**DATASET EXCERPT:**
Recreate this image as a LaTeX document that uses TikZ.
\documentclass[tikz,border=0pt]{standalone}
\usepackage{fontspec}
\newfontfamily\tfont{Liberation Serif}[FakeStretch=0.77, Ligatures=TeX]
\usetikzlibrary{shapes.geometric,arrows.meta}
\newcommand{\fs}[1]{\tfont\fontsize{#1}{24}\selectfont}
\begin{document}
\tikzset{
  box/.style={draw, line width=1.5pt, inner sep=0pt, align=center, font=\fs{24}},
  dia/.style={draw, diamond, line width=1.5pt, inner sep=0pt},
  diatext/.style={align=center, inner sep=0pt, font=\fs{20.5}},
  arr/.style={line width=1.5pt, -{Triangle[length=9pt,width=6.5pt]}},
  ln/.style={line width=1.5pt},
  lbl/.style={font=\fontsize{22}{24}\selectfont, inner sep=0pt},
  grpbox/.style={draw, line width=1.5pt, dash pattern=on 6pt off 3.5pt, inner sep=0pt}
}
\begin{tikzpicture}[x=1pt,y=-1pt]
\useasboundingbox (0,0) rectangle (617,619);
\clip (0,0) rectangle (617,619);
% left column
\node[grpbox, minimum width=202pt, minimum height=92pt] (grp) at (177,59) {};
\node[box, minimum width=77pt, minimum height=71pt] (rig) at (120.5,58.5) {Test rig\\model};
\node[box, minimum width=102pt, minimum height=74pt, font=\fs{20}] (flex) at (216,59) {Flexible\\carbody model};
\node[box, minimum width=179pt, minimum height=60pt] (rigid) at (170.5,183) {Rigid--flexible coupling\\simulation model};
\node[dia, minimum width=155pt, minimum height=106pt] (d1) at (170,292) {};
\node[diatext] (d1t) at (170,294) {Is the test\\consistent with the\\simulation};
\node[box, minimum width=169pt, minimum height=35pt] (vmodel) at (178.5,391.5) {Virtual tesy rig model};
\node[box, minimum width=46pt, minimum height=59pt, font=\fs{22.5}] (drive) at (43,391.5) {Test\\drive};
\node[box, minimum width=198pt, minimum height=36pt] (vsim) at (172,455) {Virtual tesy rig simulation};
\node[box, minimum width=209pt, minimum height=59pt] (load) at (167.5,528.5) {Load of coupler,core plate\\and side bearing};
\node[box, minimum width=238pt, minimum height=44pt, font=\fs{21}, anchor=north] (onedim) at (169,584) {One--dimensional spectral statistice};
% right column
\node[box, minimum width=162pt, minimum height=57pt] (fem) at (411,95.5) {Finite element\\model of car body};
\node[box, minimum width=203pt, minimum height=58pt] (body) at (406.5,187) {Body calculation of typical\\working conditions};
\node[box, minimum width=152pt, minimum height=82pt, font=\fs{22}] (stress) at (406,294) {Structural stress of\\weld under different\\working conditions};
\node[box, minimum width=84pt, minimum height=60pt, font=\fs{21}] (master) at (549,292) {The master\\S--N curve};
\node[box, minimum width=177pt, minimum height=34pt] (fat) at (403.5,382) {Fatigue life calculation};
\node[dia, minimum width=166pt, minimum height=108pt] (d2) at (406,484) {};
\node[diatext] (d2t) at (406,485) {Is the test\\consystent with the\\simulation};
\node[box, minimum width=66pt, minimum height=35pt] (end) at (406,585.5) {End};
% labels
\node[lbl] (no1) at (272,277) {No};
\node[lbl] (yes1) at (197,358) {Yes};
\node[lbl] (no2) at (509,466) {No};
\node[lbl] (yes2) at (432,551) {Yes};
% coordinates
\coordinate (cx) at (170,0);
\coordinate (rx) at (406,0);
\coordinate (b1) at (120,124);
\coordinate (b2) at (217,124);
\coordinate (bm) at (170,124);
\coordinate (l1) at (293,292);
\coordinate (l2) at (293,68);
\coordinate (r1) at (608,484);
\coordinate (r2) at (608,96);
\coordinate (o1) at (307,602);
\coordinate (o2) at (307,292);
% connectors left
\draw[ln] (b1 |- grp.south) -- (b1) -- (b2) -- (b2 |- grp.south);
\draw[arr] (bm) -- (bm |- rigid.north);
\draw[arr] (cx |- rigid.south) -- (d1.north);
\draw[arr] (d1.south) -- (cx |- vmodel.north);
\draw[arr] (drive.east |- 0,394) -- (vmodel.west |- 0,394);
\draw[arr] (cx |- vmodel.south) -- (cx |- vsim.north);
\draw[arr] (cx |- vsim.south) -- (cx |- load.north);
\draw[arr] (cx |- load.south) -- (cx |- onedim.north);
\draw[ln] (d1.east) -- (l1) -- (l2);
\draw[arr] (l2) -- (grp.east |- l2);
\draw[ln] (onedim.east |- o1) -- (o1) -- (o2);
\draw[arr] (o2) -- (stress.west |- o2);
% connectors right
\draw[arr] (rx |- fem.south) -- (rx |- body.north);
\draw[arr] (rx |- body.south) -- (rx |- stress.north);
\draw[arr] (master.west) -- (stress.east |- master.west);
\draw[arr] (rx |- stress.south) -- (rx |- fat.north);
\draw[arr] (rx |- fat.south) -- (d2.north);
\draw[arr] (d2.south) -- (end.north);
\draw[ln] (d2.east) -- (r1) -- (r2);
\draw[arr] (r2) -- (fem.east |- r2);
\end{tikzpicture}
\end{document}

**PROBLEM REQUIREMENTS:**
Extract the full listing above without alteration.

**RESPONSE:**
Recreate this image as a LaTeX document that uses TikZ.
\documentclass[tikz,border=0pt]{standalone}
\usepackage{fontspec}
\newfontfamily\tfont{Liberation Serif}[FakeStretch=0.77, Ligatures=TeX]
\usetikzlibrary{shapes.geometric,arrows.meta}
\newcommand{\fs}[1]{\tfont\fontsize{#1}{24}\selectfont}
\begin{document}
\tikzset{
  box/.style={draw, line width=1.5pt, inner sep=0pt, align=center, font=\fs{24}},
  dia/.style={draw, diamond, line width=1.5pt, inner sep=0pt},
  diatext/.style={align=center, inner sep=0pt, font=\fs{20.5}},
  arr/.style={line width=1.5pt, -{Triangle[length=9pt,width=6.5pt]}},
  ln/.style={line width=1.5pt},
  lbl/.style={font=\fontsize{22}{24}\selectfont, inner sep=0pt},
  grpbox/.style={draw, line width=1.5pt, dash pattern=on 6pt off 3.5pt, inner sep=0pt}
}
\begin{tikzpicture}[x=1pt,y=-1pt]
\useasboundingbox (0,0) rectangle (617,619);
\clip (0,0) rectangle (617,619);
% left column
\node[grpbox, minimum width=202pt, minimum height=92pt] (grp) at (177,59) {};
\node[box, minimum width=77pt, minimum height=71pt] (rig) at (120.5,58.5) {Test rig\\model};
\node[box, minimum width=102pt, minimum height=74pt, font=\fs{20}] (flex) at (216,59) {Flexible\\carbody model};
\node[box, minimum width=179pt, minimum height=60pt] (rigid) at (170.5,183) {Rigid--flexible coupling\\simulation model};
\node[dia, minimum width=155pt, minimum height=106pt] (d1) at (170,292) {};
\node[diatext] (d1t) at (170,294) {Is the test\\consistent with the\\simulation};
\node[box, minimum width=169pt, minimum height=35pt] (vmodel) at (178.5,391.5) {Virtual tesy rig model};
\node[box, minimum width=46pt, minimum height=59pt, font=\fs{22.5}] (drive) at (43,391.5) {Test\\drive};
\node[box, minimum width=198pt, minimum height=36pt] (vsim) at (172,455) {Virtual tesy rig simulation};
\node[box, minimum width=209pt, minimum height=59pt] (load) at (167.5,528.5) {Load of coupler,core plate\\and side bearing};
\node[box, minimum width=238pt, minimum height=44pt, font=\fs{21}, anchor=north] (onedim) at (169,584) {One--dimensional spectral statistice};
% right column
\node[box, minimum width=162pt, minimum height=57pt] (fem) at (411,95.5) {Finite element\\model of car body};
\node[box, minimum width=203pt, minimum height=58pt] (body) at (406.5,187) {Body calculation of typical\\working conditions};
\node[box, minimum width=152pt, minimum height=82pt, font=\fs{22}] (stress) at (406,294) {Structural stress of\\weld under different\\working conditions};
\node[box, minimum width=84pt, minimum height=60pt, font=\fs{21}] (master) at (549,292) {The master\\S--N curve};
\node[box, minimum width=177pt, minimum height=34pt] (fat) at (403.5,382) {Fatigue life calculation};
\node[dia, minimum width=166pt, minimum height=108pt] (d2) at (406,484) {};
\node[diatext] (d2t) at (406,485) {Is the test\\consystent with the\\simulation};
\node[box, minimum width=66pt, minimum height=35pt] (end) at (406,585.5) {End};
% labels
\node[lbl] (no1) at (272,277) {No};
\node[lbl] (yes1) at (197,358) {Yes};
\node[lbl] (no2) at (509,466) {No};
\node[lbl] (yes2) at (432,551) {Yes};
% coordinates
\coordinate (cx) at (170,0);
\coordinate (rx) at (406,0);
\coordinate (b1) at (120,124);
\coordinate (b2) at (217,124);
\coordinate (bm) at (170,124);
\coordinate (l1) at (293,292);
\coordinate (l2) at (293,68);
\coordinate (r1) at (608,484);
\coordinate (r2) at (608,96);
\coordinate (o1) at (307,602);
\coordinate (o2) at (307,292);
% connectors left
\draw[ln] (b1 |- grp.south) -- (b1) -- (b2) -- (b2 |- grp.south);
\draw[arr] (bm) -- (bm |- rigid.north);
\draw[arr] (cx |- rigid.south) -- (d1.north);
\draw[arr] (d1.south) -- (cx |- vmodel.north);
\draw[arr] (drive.east |- 0,394) -- (vmodel.west |- 0,394);
\draw[arr] (cx |- vmodel.south) -- (cx |- vsim.north);
\draw[arr] (cx |- vsim.south) -- (cx |- load.north);
\draw[arr] (cx |- load.south) -- (cx |- onedim.north);
\draw[ln] (d1.east) -- (l1) -- (l2);
\draw[arr] (l2) -- (grp.east |- l2);
\draw[ln] (onedim.east |- o1) -- (o1) -- (o2);
\draw[arr] (o2) -- (stress.west |- o2);
% connectors right
\draw[arr] (rx |- fem.south) -- (rx |- body.north);
\draw[arr] (rx |- body.south) -- (rx |- stress.north);
\draw[arr] (master.west) -- (stress.east |- master.west);
\draw[arr] (rx |- stress.south) -- (rx |- fat.north);
\draw[arr] (rx |- fat.south) -- (d2.north);
\draw[arr] (d2.south) -- (end.north);
\draw[ln] (d2.east) -- (r1) -- (r2);
\draw[arr] (r2) -- (fem.east |- r2);
\end{tikzpicture}
\end{document}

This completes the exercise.